WHAT TO WORK ON
Give back exactly the lines from the one with "Give me the matplotlib source for this chart." through the one with "ax.set_ylim(10 ** 1.881, 10 ** 4.519)", inclusive, without the images.

WORKING DATA
________________________________________

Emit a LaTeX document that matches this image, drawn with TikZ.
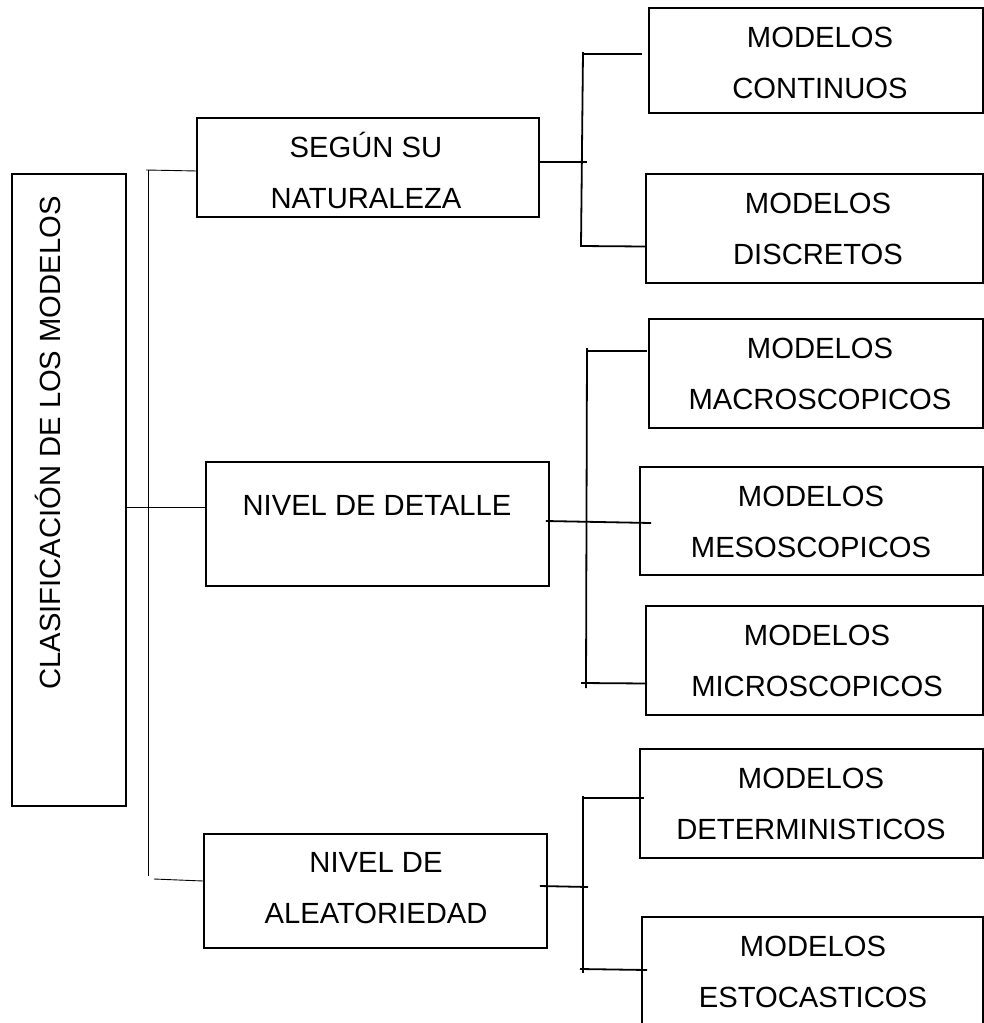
\documentclass[tikz,border=0pt]{standalone}
\usepackage{fontspec}
\setmainfont{Liberation Sans}
\begin{document}
\begin{tikzpicture}[x=1pt,y=-1pt,
  box/.style={draw,line width=1.8pt,inner sep=0pt,anchor=center},
  lbl/.style={anchor=base,align=center,inner sep=0pt,
    font=\fontsize{29.2}{51}\selectfont},
  thin/.style={line width=0.9pt},
  thick/.style={line width=1.8pt}]
\clip (0,0) rectangle (984,1023);
\fill[white] (0,0) rectangle (984,1023);

% boxes (centre, width, height)
\node[box,minimum width=114pt,minimum height=632pt] (main) at (69,490) {};
\node[box,minimum width=342pt,minimum height=99pt]  (segun) at (368,167.5) {};
\node[box,minimum width=343pt,minimum height=124pt] (detalle) at (377.5,524) {};
\node[box,minimum width=343pt,minimum height=114pt] (aleat) at (375.5,891) {};
\node[box,minimum width=334pt,minimum height=105pt] (cont) at (816,60.5) {};
\node[box,minimum width=337pt,minimum height=109pt] (disc) at (814.5,228.5) {};
\node[box,minimum width=334pt,minimum height=109pt] (macro) at (816,373.5) {};
\node[box,minimum width=343pt,minimum height=108pt] (meso) at (811.5,521) {};
\node[box,minimum width=337pt,minimum height=109pt] (micro) at (814.5,660.5) {};
\node[box,minimum width=343pt,minimum height=109pt] (det) at (811.5,803.5) {};
\node[box,minimum width=341pt,minimum height=113pt] (esto) at (812.5,973.5) {};

% texts (anchored on the baseline of their last line)
\node[lbl,rotate=90] (tmain) at (60,443) {CLASIFICACIÓN DE LOS MODELOS};
\node[lbl] (tsegun) at (366,208) {SEGÚN SU\\NATURALEZA};
\node[lbl] (tdetalle) at (377,515) {NIVEL DE DETALLE};
\node[lbl] (taleat) at (376,923) {NIVEL DE\\ALEATORIEDAD};
\node[lbl] (tcont) at (820,98) {MODELOS\\CONTINUOS};
\node[lbl] (tdisc) at (818,264) {MODELOS\\DISCRETOS};
\node[lbl] (tmacro) at (820,409) {MODELOS\\MACROSCOPICOS};
\node[lbl] (tmeso) at (811,557) {MODELOS\\MESOSCOPICOS};
\node[lbl] (tmicro) at (817,696) {MODELOS\\MICROSCOPICOS};
\node[lbl] (tdet) at (811,839) {MODELOS\\DETERMINISTICOS};
\node[lbl] (testo) at (813,1007) {MODELOS\\ESTOCASTICOS};

% first-level bracket
\coordinate (la) at (148,170);
\coordinate (lb) at (148,876);
\coordinate (lc) at (154,879);
\draw[thin] (la) -- (lb);
\draw[thin] ([xshift=-2pt]la) -- ([yshift=-3.5pt,xshift=1pt]segun.west);
\draw[thin] ([yshift=-17pt]main.east) -- ([yshift=17pt]detalle.west);
\draw[thin] (lc) -- ([yshift=10pt]aleat.west);

% bracket of the first group
\coordinate (sa) at (583,52);
\coordinate (sb) at (581,246);
\draw[thick] (sa) -- (sb);
\draw[thick] ([yshift=5.5pt]segun.east) -- (587,162);
\draw[thick] (583,54) -- ([xshift=-6pt,yshift=6.5pt]cont.west);
\draw[thick] (580,246) -- ([yshift=-18pt]disc.west);

% bracket of the second group
\coordinate (da) at (587,348);
\coordinate (db) at (586,688);
\draw[thick] (da) -- (db);
\draw[thick] ([xshift=-4pt,yshift=3pt]detalle.east) -- ([xshift=12pt,yshift=-2pt]meso.west);
\draw[thick] (587,351) -- ([xshift=-1pt,yshift=22.5pt]macro.west);
\draw[thick] (581,683) -- ([xshift=2pt,yshift=-23pt]micro.west);

% bracket of the third group
\coordinate (aa) at (583,796);
\coordinate (ab) at (583,973);
\draw[thick] (aa) -- (ab);
\draw[thick] ([xshift=-8pt,yshift=5pt]aleat.east) -- (588,887);
\draw[thick] (583,798) -- ([xshift=5pt,yshift=5.5pt]det.west);
\draw[thick] (580,969) -- ([xshift=6pt,yshift=3.5pt]esto.west);
\end{tikzpicture}
\end{document}
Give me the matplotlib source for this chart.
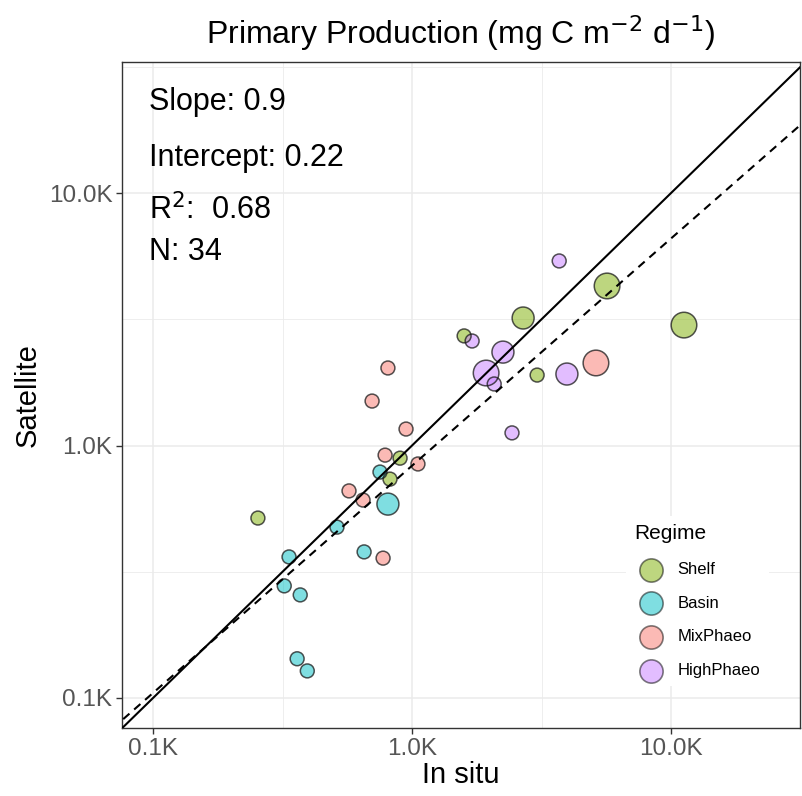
import numpy as np
import matplotlib.pyplot as plt
from matplotlib.ticker import FuncFormatter, FixedLocator

plt.rcParams['font.family'] = ['Liberation Sans', 'DejaVu Sans']

# du lieu doc tu hinh (mg C m-2 d-1)
regimes = ["Shelf", "Basin", "MixPhaeo", "HighPhaeo"]
colors = ["#7CAE00", "#00BFC4", "#F8766D", "#C77CFF"]

shelf_x = [254, 899, 822, 1589, 2685, 3041, 5663, 11220]
shelf_y = [516, 891, 736, 2717, 3199, 1901, 4285, 2999]
shelf_w = [1, 1, 1, 1, 2, 1, 3, 3]

basin_x = [752, 807, 513, 653, 335, 321, 370, 360, 394]
basin_y = [785, 586, 475, 379, 362, 278, 256, 143, 128]
basin_w = [1, 2, 1, 1, 1, 1, 1, 1, 1]

mix_x = [807, 701, 948, 787, 1054, 571, 647, 773, 5130]
mix_y = [2028, 1500, 1162, 916, 845, 661, 608, 358, 2123]
mix_w = [1, 1, 1, 1, 1, 1, 1, 1, 3]

high_x = [3700, 1706, 2244, 1932, 3963, 2076, 2432]
high_y = [5383, 2594, 2344, 1937, 1919, 1753, 1122]
high_w = [1, 1, 2, 3, 2, 1, 1]

slope = 0.9
intercept = 0.22
r2 = 0.68
n = 34

fig = plt.figure(figsize=(8.02, 7.96), dpi=100)
ax = fig.add_axes([0.1521, 0.0854, 0.8454, 0.8367])

xs = [shelf_x, basin_x, mix_x, high_x]
ys = [shelf_y, basin_y, mix_y, high_y]
ws = [shelf_w, basin_w, mix_w, high_w]
size_map = {1: 100, 2: 250, 3: 340}

for name, c, x, y, w in zip(regimes, colors, xs, ys, ws):
    ax.scatter(x, y, s=[size_map[v] for v in w], facecolor=c, alpha=0.5,
               edgecolor="none", zorder=3)
    ax.scatter(x, y, s=[size_map[v] for v in w], facecolor="none",
               edgecolor=(0.1, 0.1, 0.1, 0.75), linewidth=1.1, zorder=4)

ax.set_xscale("log")
ax.set_yscale("log")
ax.set_xlim(10 ** 1.88, 10 ** 4.498)
ax.set_ylim(10 ** 1.881, 10 ** 4.519)

xx = np.logspace(1.8, 4.6, 50)
ax.plot(xx, xx, color="black", lw=1.5, zorder=5)
ax.plot(xx, 10 ** (slope * np.log10(xx) + intercept), color="black", lw=1.5,
        ls=(0, (4, 3)), zorder=5)

fmt = FuncFormatter(lambda v, p: f"{v / 1000:.1f}K")
for axis in [ax.xaxis, ax.yaxis]:
    axis.set_major_locator(FixedLocator([100, 1000, 10000]))
    axis.set_minor_locator(FixedLocator([10 ** 2.5, 10 ** 3.5, 10 ** 4.5]))
    axis.set_major_formatter(fmt)
    axis.set_minor_formatter(FuncFormatter(lambda v, p: ""))
ax.grid(True, which="major", color="#EBEBEB", lw=1.1, zorder=0)
ax.grid(True, which="minor", color="#EBEBEB", lw=0.6, zorder=0)
ax.set_axisbelow(True)
ax.tick_params(which="major", length=4, width=1, color="#333333",
               labelsize=17.5, labelcolor="#555555", pad=3)
ax.tick_params(which="minor", length=0)
for s in ax.spines.values():
    s.set_color("#333333")
    s.set_linewidth(1)

ax.set_xlabel("In situ", fontsize=21, labelpad=1)
ax.set_ylabel("Satellite", fontsize=21, labelpad=5)
ax.set_title(r"Primary Production (mg C m$^{-2}$ d$^{-1}$)", fontsize=23, pad=13)

ax.text(0.04, 0.962, f"Slope: {slope}", transform=ax.transAxes, fontsize=22, va="top")
ax.text(0.04, 0.878, f"Intercept: {intercept}", transform=ax.transAxes, fontsize=22, va="top")
ax.text(0.04, 0.802, r"R$^2$:  " + f"{r2}", transform=ax.transAxes, fontsize=22, va="top")
ax.text(0.04, 0.737, f"N: {n}", transform=ax.transAxes, fontsize=22, va="top")

handles = [plt.scatter([], [], s=280, facecolor=c, alpha=0.5, edgecolor="black", linewidth=1.2)
           for c in colors]
leg = ax.legend(handles, regimes, title="Regime", loc="lower right",
                bbox_to_anchor=(0.966, 0.05), frameon=True, fontsize=12,
                title_fontsize=15, labelspacing=1.12, handletextpad=0.6,
                borderpad=0.5)
leg.get_frame().set_edgecolor("none")
leg.get_frame().set_facecolor("white")
leg.get_frame().set_alpha(1)
leg._legend_box.align = "left"

fig.savefig("out.png", dpi=100)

________________________________________

ANSWER FOR THE TASK
Give me the matplotlib source for this chart.
import numpy as np
import matplotlib.pyplot as plt
from matplotlib.ticker import FuncFormatter, FixedLocator

plt.rcParams['font.family'] = ['Liberation Sans', 'DejaVu Sans']

# du lieu doc tu hinh (mg C m-2 d-1)
regimes = ["Shelf", "Basin", "MixPhaeo", "HighPhaeo"]
colors = ["#7CAE00", "#00BFC4", "#F8766D", "#C77CFF"]

shelf_x = [254, 899, 822, 1589, 2685, 3041, 5663, 11220]
shelf_y = [516, 891, 736, 2717, 3199, 1901, 4285, 2999]
shelf_w = [1, 1, 1, 1, 2, 1, 3, 3]

basin_x = [752, 807, 513, 653, 335, 321, 370, 360, 394]
basin_y = [785, 586, 475, 379, 362, 278, 256, 143, 128]
basin_w = [1, 2, 1, 1, 1, 1, 1, 1, 1]

mix_x = [807, 701, 948, 787, 1054, 571, 647, 773, 5130]
mix_y = [2028, 1500, 1162, 916, 845, 661, 608, 358, 2123]
mix_w = [1, 1, 1, 1, 1, 1, 1, 1, 3]

high_x = [3700, 1706, 2244, 1932, 3963, 2076, 2432]
high_y = [5383, 2594, 2344, 1937, 1919, 1753, 1122]
high_w = [1, 1, 2, 3, 2, 1, 1]

slope = 0.9
intercept = 0.22
r2 = 0.68
n = 34

fig = plt.figure(figsize=(8.02, 7.96), dpi=100)
ax = fig.add_axes([0.1521, 0.0854, 0.8454, 0.8367])

xs = [shelf_x, basin_x, mix_x, high_x]
ys = [shelf_y, basin_y, mix_y, high_y]
ws = [shelf_w, basin_w, mix_w, high_w]
size_map = {1: 100, 2: 250, 3: 340}

for name, c, x, y, w in zip(regimes, colors, xs, ys, ws):
    ax.scatter(x, y, s=[size_map[v] for v in w], facecolor=c, alpha=0.5,
               edgecolor="none", zorder=3)
    ax.scatter(x, y, s=[size_map[v] for v in w], facecolor="none",
               edgecolor=(0.1, 0.1, 0.1, 0.75), linewidth=1.1, zorder=4)

ax.set_xscale("log")
ax.set_yscale("log")
ax.set_xlim(10 ** 1.88, 10 ** 4.498)
ax.set_ylim(10 ** 1.881, 10 ** 4.519)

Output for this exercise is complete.